Nepal Lipulekh Limpiyadhura India China UK Border dispute Diplomacy

Nepal Escalates Lipulekh Push with Diplomatic Notes to India, China, and the UK

Nepal has renewed its claim over Lipulekh and Limpiyadhura by sending diplomatic notes to India and China, while also seeking historical records from the UK as the border dispute returns to the spotlight.

Apple Nepal

Nepal has intensified its long-running border campaign over Lipulekh and Limpiyadhura, with Prime Minister Balendra Shah telling the House of Representatives that the government has sent formal diplomatic notes to India and China and is also engaging the United Kingdom for historical records.

The move comes as Kathmandu again objects to the planned Kailash Mansarovar pilgrimage route through Lipulekh. Nepal’s foreign ministry has repeatedly said that Limpiyadhura, Lipulekh, and Kalapani are part of Nepali territory under the Treaty of Sugauli of 1816, and that the country’s position remains unchanged.

What Nepal is saying

According to the reported statements, the government has formally conveyed its objections to both neighboring powers through diplomatic channels. Nepal has argued that any activity in the disputed area, including pilgrimage operations, trade, road construction, or related infrastructure, should not proceed without its consent.

Prime Minister Shah also said the government has been in contact with the UK regarding historical records, suggesting Kathmandu is looking beyond present-day diplomacy and trying to strengthen its case with archival evidence. That points to a strategy that combines legal history, cartography, and state-to-state negotiations.

India’s response and the next step

Shah told lawmakers that India has expressed readiness for “table talks” involving historians and land experts. That matters because the dispute is not only political, but also deeply tied to competing interpretations of borders, treaties, and maps.

For Nepal, the latest note is part of a broader pattern: repeated diplomatic protests aimed at keeping the dispute alive internationally while preserving a channel for dialogue. For India, the issue remains tied to existing use of the Lipulekh route and its own long-standing position on the border.

Why this dispute keeps returning

The Lipulekh issue has become a recurring flashpoint because it sits at the intersection of sovereignty, religion, trade, and regional power politics. The route is linked to the Kailash Mansarovar pilgrimage, which gives the dispute added symbolic weight far beyond the remote geography involved.

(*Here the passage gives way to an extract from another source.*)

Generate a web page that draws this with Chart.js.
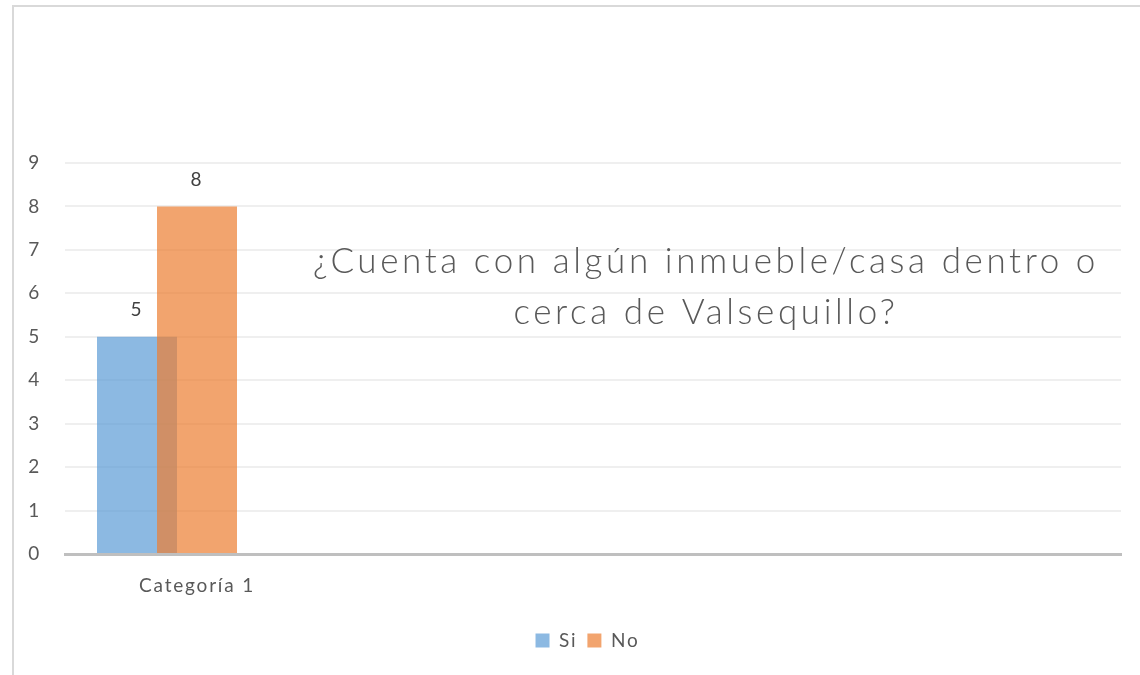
<!DOCTYPE html>
<html lang="es">
<head>
    <meta charset="UTF-8">
    <meta name="viewport" content="width=device-width, initial-scale=1.0">
    <title>¿Cuenta con algún inmueble/casa dentro o cerca de Valsequillo?</title>
    <script src="https://cdn.jsdelivr.net/npm/chart.js@4.4.0/dist/chart.umd.min.js"></script>
    <style>
        html, body {
            margin: 0;
            padding: 0;
            background: #ffffff;
            overflow: hidden;
        }
        /* marco gris del grafico (solo se ven el borde izquierdo y el superior) */
        .marco {
            position: absolute;
            left: 12px;
            top: 5px;
            width: 1200px;
            height: 720px;
            border-left: 2px solid #d9d9d9;
            border-top: 2px solid #d9d9d9;
        }
        #grafica {
            position: absolute;
            left: 0;
            top: 0;
        }
    </style>
</head>
<body>
    <div class="marco"></div>
    <canvas id="grafica" width="1140" height="675"></canvas>

    <script>
        // Datos
        const categorias = ['Categoría 1', '', '', ''];
        const valoresSi = [5, null, null, null];
        const valoresNo = [8, null, null, null];
        const serieVacia = [null, null, null, null]; // tercera serie sin valores, reserva su hueco como en Excel
        const tituloLineas = ['¿Cuenta con algún inmueble/casa dentro o', 'cerca de Valsequillo?'];

        const colorTexto = '#595959';
        const fuente = 'Lato, "Open Sans", sans-serif';

        // espaciado entre letras para parecerse al texto de Excel
        const espaciado = {
            id: 'espaciado',
            beforeLayout(chart) { chart.ctx.letterSpacing = '1.8px'; },
            afterLayout(chart) {
                // la leyenda de Excel queda centrada en el marco, algo a la derecha
                chart.legend.left += 27;
                chart.legend.right += 27;
            },
            beforeDraw(chart) { chart.ctx.letterSpacing = '1.8px'; }
        };

        // la serie "No" se pinta encima de "Si" (zona solapada marron)
        const naranjaEncima = {
            id: 'naranjaEncima',
            beforeDatasetDraw(chart, args) {
                if (args.index === 1) return false;
            },
            afterDatasetsDraw(chart) {
                const ctx = chart.ctx;
                chart.getDatasetMeta(1).controller.draw();

                // etiquetas de valor encima de las barras
                ctx.save();
                ctx.font = '19px ' + fuente;
                ctx.fillStyle = '#404040';
                ctx.textAlign = 'center';
                ctx.textBaseline = 'middle';
                [0, 1].forEach(function(i) {
                    const meta = chart.getDatasetMeta(i);
                    const datos = chart.data.datasets[i].data;
                    meta.data.forEach(function(barra, j) {
                        if (datos[j] === null) return;
                        ctx.fillText(String(datos[j]), barra.x, barra.y - 27);
                    });
                });
                ctx.restore();
            }
        };

        // titulo dentro del area del grafico
        const tituloInterior = {
            id: 'tituloInterior',
            afterDraw(chart) {
                const ctx = chart.ctx;
                ctx.save();
                ctx.font = '300 35px ' + fuente;
                ctx.letterSpacing = '3.6px';
                ctx.fillStyle = colorTexto;
                ctx.textAlign = 'center';
                ctx.textBaseline = 'alphabetic';
                ctx.fillText(tituloLineas[0], 706, 273);
                ctx.fillText(tituloLineas[1], 706, 324);
                ctx.restore();
            }
        };

        new Chart(document.getElementById('grafica').getContext('2d'), {
            type: 'bar',
            data: {
                labels: categorias,
                datasets: [
                    { label: 'Si', data: valoresSi, backgroundColor: 'rgba(91, 155, 213, 0.7)', borderWidth: 0 },
                    { label: 'No', data: valoresNo, backgroundColor: 'rgba(237, 125, 49, 0.7)', borderWidth: 0 },
                    { label: '', data: serieVacia, backgroundColor: 'rgba(0, 0, 0, 0)', borderWidth: 0 }
                ]
            },
            options: {
                responsive: false,
                animation: false,
                layout: {
                    padding: { top: 163, right: 19, bottom: 15, left: 0 }
                },
                datasets: {
                    bar: {
                        categoryPercentage: 180 / 264,
                        barPercentage: 80 / 60
                    }
                },
                plugins: {
                    legend: {
                        position: 'bottom',
                        labels: {
                            boxWidth: 14,
                            boxHeight: 14,
                            padding: 10,
                            color: colorTexto,
                            font: { family: fuente, size: 19 },
                            filter: function(item) { return item.text !== ''; }
                        }
                    },
                    tooltip: { enabled: false }
                },
                scales: {
                    x: {
                        grid: { display: false, drawTicks: false },
                        border: { display: true, color: '#bfbfbf', width: 3 },
                        ticks: {
                            autoSkip: false,
                            maxRotation: 0,
                            padding: 20,
                            color: colorTexto,
                            font: { family: fuente, size: 19 }
                        },
                        afterFit: function(scale) { scale.height = 67; }
                    },
                    y: {
                        min: 0,
                        max: 9,
                        grid: { color: '#efefef', lineWidth: 2, drawTicks: false },
                        border: { display: false },
                        ticks: {
                            stepSize: 1,
                            padding: 24,
                            color: colorTexto,
                            font: { family: fuente, size: 19 }
                        },
                        afterFit: function(scale) { scale.width = 65; }
                    }
                }
            },
            plugins: [espaciado, naranjaEncima, tituloInterior]
        });
    </script>
</body>
</html>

Nepal’s latest move signals that it wants the dispute handled through formal diplomacy rather than unilateral action. At the same time, its outreach to the UK suggests a bid to build a stronger documentary record before any serious negotiation begins.

If talks do happen, the presence of historians and land experts could shift the debate from pure politics to evidence-based boundary interpretation, which is exactly where Kathmandu appears to want the discussion to go.